The paper also proposes another solution that maps region ID directly into the physical address of the NVM region, hence passing the address translation stage of memory access. With the physical address design, the memory operation can be initiated as soon as the address is available from decoding stage, because the cache set can be pre-activated using lower bits of the address, which are completely included by the offset field. This is similar to how cache set activation is done in parallel with TLB lookup. This design, however, faces multiple problems that hinders both correctness and efficiency.

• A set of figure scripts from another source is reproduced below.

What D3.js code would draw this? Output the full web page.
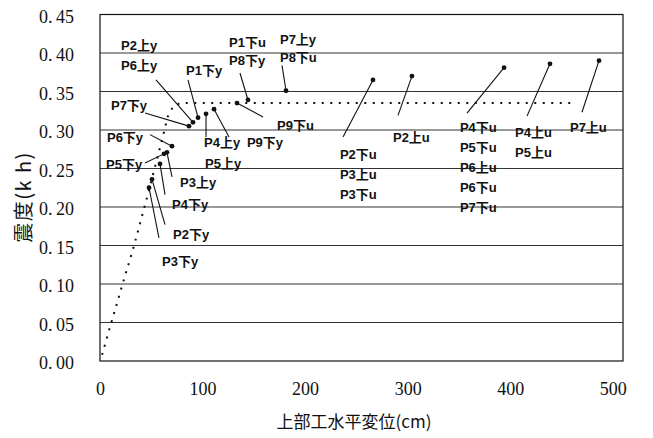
<!DOCTYPE html>
<html><head><meta charset="utf-8">
<script src="https://cdn.jsdelivr.net/npm/d3@7/dist/d3.min.js"></script>
<style>
body{margin:0;background:#fff;}
svg{display:block;}
</style></head>
<body>
<svg id="chart" width="653" height="438"></svg>
<script>
// ---- data ----
const xTicks = [0, 100, 200, 300, 400, 500];
const yTicks = [0, 0.05, 0.10, 0.15, 0.20, 0.25, 0.30, 0.35, 0.40, 0.45];
const xTitle = "上部工水平変位(cm)";
const yTitle = "震度(k h)";

// dotted reference curve
const curveX = [2, 8, 24, 32, 46, 61, 66, 71, 78, 463];
const curveY = [0.008, 0.036, 0.109, 0.144, 0.213, 0.290, 0.317, 0.330, 0.335, 0.335];

// individual result points (displacement, seismic coefficient)
const pointX = [90.7, 86.8, 95.6, 103.4, 111.2, 133.6, 144.3, 181.4, 70.2, 62.4, 65.3, 58.5, 50.7, 47.8, 266.2, 304.2, 394.0, 438.8, 486.6];
const pointY = [0.310, 0.305, 0.316, 0.321, 0.327, 0.335, 0.339, 0.351, 0.279, 0.269, 0.271, 0.256, 0.236, 0.225, 0.365, 0.370, 0.381, 0.386, 0.390];
// leader-line far ends (data units)
const leaderX = [54.6, 43.9, 85.8, 103.4, 125.8, 159.0, 136.5, 177.5, 48.8, 43.9, 70.2, 63.4, 63.4, 57.5, 237.0, 290.6, 357.9, 416.4, 470.0];
const leaderY = [0.365, 0.322, 0.365, 0.291, 0.291, 0.317, 0.374, 0.384, 0.294, 0.257, 0.239, 0.216, 0.177, 0.160, 0.291, 0.319, 0.322, 0.318, 0.323];

// labels (text, anchor in data units)
const labelText = ["P2上y","P6上y","P1下y","P1下u","P8下y","P7上y","P8下u","P7下y","P9下u","P6下y","P4上y","P9下y","P5下y","P5上y","P3上y","P4下y","P2下y","P3下y",
  "P2下u","P3上u","P3下u","P2上u","P4下u","P5下u","P6上u","P6下u","P7下u","P4上u","P5上u","P7上u"];
const labelX = [20.5, 20.5, 83.9, 125.8, 125.8, 175.5, 175.5, 10.7, 172.6, 6.8, 101.4, 143.3, 5.9, 102.4, 78.0, 70.2, 71.2, 60.5,
  234.0, 234.0, 234.0, 285.7, 351.0, 351.0, 351.0, 351.0, 351.0, 404.7, 404.7, 458.3];
const labelY = [0.410, 0.384, 0.378, 0.414, 0.391, 0.418, 0.395, 0.332, 0.306, 0.291, 0.284, 0.284, 0.256, 0.257, 0.232, 0.203, 0.165, 0.130,
  0.268, 0.242, 0.216, 0.290, 0.303, 0.277, 0.251, 0.225, 0.199, 0.297, 0.271, 0.303];

// ---- drawing ----
const svg = d3.select("#chart");
const pL = 100, pR = 623, pT = 14.5, pB = 361;
const x = d3.scaleLinear().domain([0, 510]).range([pL, pR]);
const y = d3.scaleLinear().domain([0, 0.45]).range([pB, pT]);
const serif = "'Liberation Serif', 'DejaVu Serif', 'Times New Roman', serif";

// gridlines
svg.append("g").selectAll("line").data(yTicks.filter(v => v > 0 && v < 0.45)).join("line")
  .attr("x1", pL).attr("x2", pR)
  .attr("y1", d => y(d)).attr("y2", d => y(d))
  .attr("stroke", "#333").attr("stroke-width", 1);

// frame
svg.append("rect").attr("x", pL).attr("y", pT)
  .attr("width", pR - pL).attr("height", pB - pT)
  .attr("fill", "none").attr("stroke", "#111").attr("stroke-width", 1.2);

// y axis labels
const fmt = d3.format(".2f");
const yAxis = d3.axisLeft(y).tickValues(yTicks).tickSize(0).tickPadding(0)
  .tickFormat(d => fmt(d).replace(".", ".\u2009"));
svg.append("g").attr("transform", `translate(74,2)`).call(yAxis)
  .attr("font-family", serif).attr("font-size", 18)
  .call(g => g.select(".domain").remove())
  .selectAll("text").attr("fill", "#111");

// x axis labels
const xAxis = d3.axisBottom(x).tickValues(xTicks).tickSize(0).tickPadding(0).tickFormat(d3.format("d"));
svg.append("g").attr("transform", `translate(0,382)`).call(xAxis)
  .attr("font-family", serif).attr("font-size", 18)
  .call(g => g.select(".domain").remove())
  .selectAll("text").attr("fill", "#111");

// axis titles
svg.append("text").attr("x", 354).attr("y", 428).attr("text-anchor", "middle")
  .style("font-family", "'Noto Sans CJK JP', sans-serif").style("font-size", "17px").attr("fill", "#111")
  .text(xTitle);
svg.append("text").attr("transform", "translate(31,197) rotate(-90)").attr("text-anchor", "middle")
  .style("font-family", "'Noto Sans CJK JP', sans-serif").style("font-size", "20px")
  .style("letter-spacing", "1.5px").attr("fill", "#111")
  .text(yTitle);

// dotted curve
const curve = curveX.map((v, i) => [v, curveY[i]]);
svg.append("path").datum(curve)
  .attr("d", d3.line().x(d => x(d[0])).y(d => y(d[1])))
  .attr("fill", "none").attr("stroke", "#111").attr("stroke-width", 2)
  .attr("stroke-dasharray", "2,6.5");

// leader lines
const pts = pointX.map((v, i) => ({x: v, y: pointY[i], lx: leaderX[i], ly: leaderY[i]}));
svg.append("g").selectAll("line").data(pts).join("line")
  .attr("x1", d => x(d.x)).attr("y1", d => y(d.y))
  .attr("x2", d => x(d.lx)).attr("y2", d => y(d.ly))
  .attr("stroke", "#111").attr("stroke-width", 1.1);

// points
svg.append("g").selectAll("circle").data(pts).join("circle")
  .attr("cx", d => x(d.x)).attr("cy", d => y(d.y)).attr("r", 2.4).attr("fill", "#111");

// labels
const labs = labelText.map((t, i) => ({t, x: labelX[i], y: labelY[i]}));
svg.append("g").selectAll("text").data(labs).join("text")
  .attr("x", d => x(d.x)).attr("y", d => y(d.y)).attr("dy", "0.36em")
  .style("font-family", "'Liberation Sans Narrow', 'Liberation Sans', 'Noto Sans CJK JP', sans-serif")
  .style("font-weight", "bold").style("font-size", "13px").attr("fill", "#111")
  .text(d => d.t);
</script>
</body></html>
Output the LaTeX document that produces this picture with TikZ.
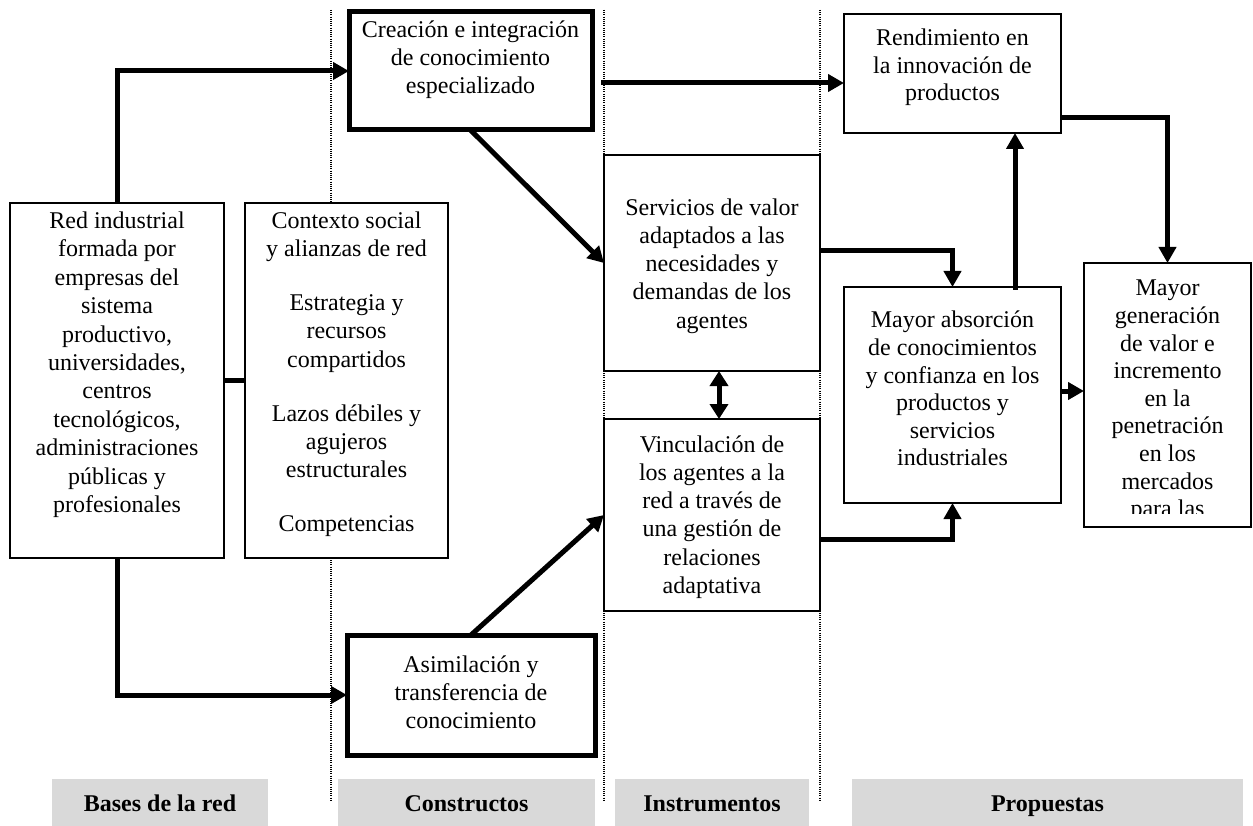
\documentclass[tikz,border=0pt]{standalone}
\usepackage{fontspec}
\setmainfont{Liberation Serif}
\usetikzlibrary{arrows.meta,calc}
\definecolor{bandgray}{HTML}{D9D9D9}
\begin{document}
\begin{tikzpicture}[x=1pt,y=-1pt,
  box/.style={draw, line width=1.5pt, fill=white, inner sep=0pt, outer sep=0pt},
  thickbox/.style={box, line width=5pt},
  txt/.style={align=center, inner sep=0pt, anchor=north, font=\fontsize{24}{28.2}\selectfont},
  arr/.style={line width=5pt, -{Triangle[length=16pt,width=17pt]}},
  dbl/.style={line width=5pt, {Triangle[length=15pt,width=18pt]}-{Triangle[length=15pt,width=18pt]}},
  conn/.style={line width=5pt},
  sep/.style={line width=1.3pt, dash pattern=on 1pt off 1.2pt},
  band/.style={fill=bandgray, inner sep=0pt, outer sep=0pt},
  bandtxt/.style={font=\fontsize{24}{28}\selectfont\bfseries, anchor=base, inner sep=0pt}]
\useasboundingbox (0,0) rectangle (1253,826);

% column separators
\draw[sep] (331,10) -- (331,800);
\draw[sep] (604,10) -- (604,802);
\draw[sep] (820,10) -- (820,802);

% boxes
\node[box, minimum width=214pt, minimum height=355pt] (A) at (117,380.5) {};
\node[box, minimum width=203pt, minimum height=355pt] (B) at (346.5,380.5) {};
\node[thickbox, minimum width=243pt, minimum height=118pt] (C) at (470.5,71) {};
\node[box, minimum width=216pt, minimum height=216pt] (D) at (712,263) {};
\node[box, minimum width=216pt, minimum height=192pt] (E) at (712,515) {};
\node[box, minimum width=217pt, minimum height=119pt] (F) at (952.5,73.5) {};
\node[box, minimum width=217pt, minimum height=216pt] (G) at (952.5,395) {};
\node[box, minimum width=167pt, minimum height=264pt] (H) at (1167.5,395) {};
\node[thickbox, minimum width=248pt, minimum height=120pt] (I) at (471,695) {};

% texts
\node[txt, font=\fontsize{24}{28.4}\selectfont] (At) at (117,208.4) {\strut Red industrial\\formada por\\empresas del\\sistema\\productivo,\\universidades,\\centros\\tecnológicos,\\administraciones\\públicas y\\profesionales};
\node[txt] (Bt) at (346.5,208.4) {\strut Contexto social\\y alianzas de red\\[26pt]Estrategia y\\recursos\\compartidos\\[26pt]Lazos débiles y\\agujeros\\estructurales\\[26pt]Competencias};
\node[txt] (Ct) at (470.5,17.4) {\strut Creación e integración\\de conocimiento\\especializado};
\node[txt] (Dt) at (712,195.4) {\strut Servicios de valor\\adaptados a las\\necesidades y\\demandas de los\\agentes};
\node[txt] (Et) at (712,432.4) {\strut Vinculación de\\los agentes a la\\red a través de\\una gestión de\\relaciones\\adaptativa};
\node[txt, font=\fontsize{24}{27.4}\selectfont] (Ft) at (952.5,26.4) {\strut Rendimiento en\\la innovación de\\productos};
\node[txt, font=\fontsize{24}{27.6}\selectfont] (Gt) at (952.5,308.4) {\strut Mayor absorción\\de conocimientos\\y confianza en los\\productos y\\servicios\\industriales};
\begin{scope}
\clip (1084,263) rectangle (1252,513);
\node[txt, font=\fontsize{24}{27.6}\selectfont] (Ht) at (1167.5,276.4) {\strut Mayor\\generación\\de valor e\\incremento\\en la\\penetración\\en los\\mercados\\para las};
\end{scope}
\node[txt] (It) at (471,652.4) {\strut Asimilación y\\transferencia de\\conocimiento};

% connectors
\draw[conn] (A.east) -- (B.west);
\draw[arr] (A.north) |- (C.west);
\draw[arr] (A.south) |- (I.west);
\draw[arr] (C.south) -- (D.west);
\draw[arr] (I.north) -- (E.west);
\draw[dbl] ([xshift=7pt]D.south) -- ([xshift=7pt]E.north);
\draw[arr] ([xshift=9pt,yshift=-12pt]C.east) -- ([yshift=-9.5pt]F.west);
\draw[arr] ([yshift=12pt]D.east) -| (G.north);
\draw[arr] ([yshift=-24pt]E.east) -| (G.south);
\draw[arr] ([xshift=62.5pt,yshift=-3pt]G.north) -- ([xshift=62.5pt]G.north |- F.south);
\draw[arr] ([yshift=-44.5pt]F.east) -| (H.north);
\draw[arr] ([yshift=4pt]G.east) -- ([yshift=4pt]G.east -| H.west);

% bottom bands
\node[band, minimum width=216pt, minimum height=47pt] (L1) at (160,802.5) {};
\node[band, minimum width=257pt, minimum height=47pt] (L2) at (466.5,802.5) {};
\node[band, minimum width=194pt, minimum height=47pt] (L3) at (712,802.5) {};
\node[band, minimum width=391pt, minimum height=47pt] (L4) at (1047.5,802.5) {};
\node[bandtxt] (L1t) at (160,811) {Bases de la red};
\node[bandtxt] (L2t) at (466.5,811) {Constructos};
\node[bandtxt] (L3t) at (712,811) {Instrumentos};
\node[bandtxt] (L4t) at (1047.5,811) {Propuestas};
\end{tikzpicture}
\end{document}
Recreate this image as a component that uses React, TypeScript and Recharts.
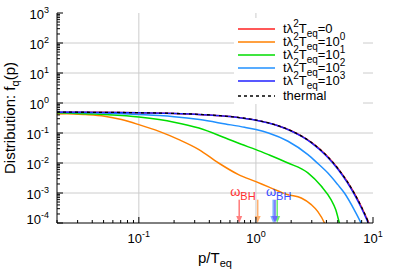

First, the correctness of load-store reordering cannot be guaranteed if the LSQ uses VA, because the instruction bypasses VA generation, and the hardware only knows PA. If a load instruction using composite pointer is after a store instruction to the same VA using a volatile pointer, the load instruction may fail to observe the value written by the latter, because the LSQ may fail to recognize that they access the same part of the memory and miss the load forwarding. Second, if region ID is directly mapped to physical addresses, the tag size must be larger than the one in region ID to VA design. This is because the underlying physical address on NVM address space may not be consecutive. This design actually maps region ID and page offset from the beginning of the region to a physical page. Based on the same reason, more mapping entries are actually needed, because now every page in the NVM region requires a mapping, instead of every opened object.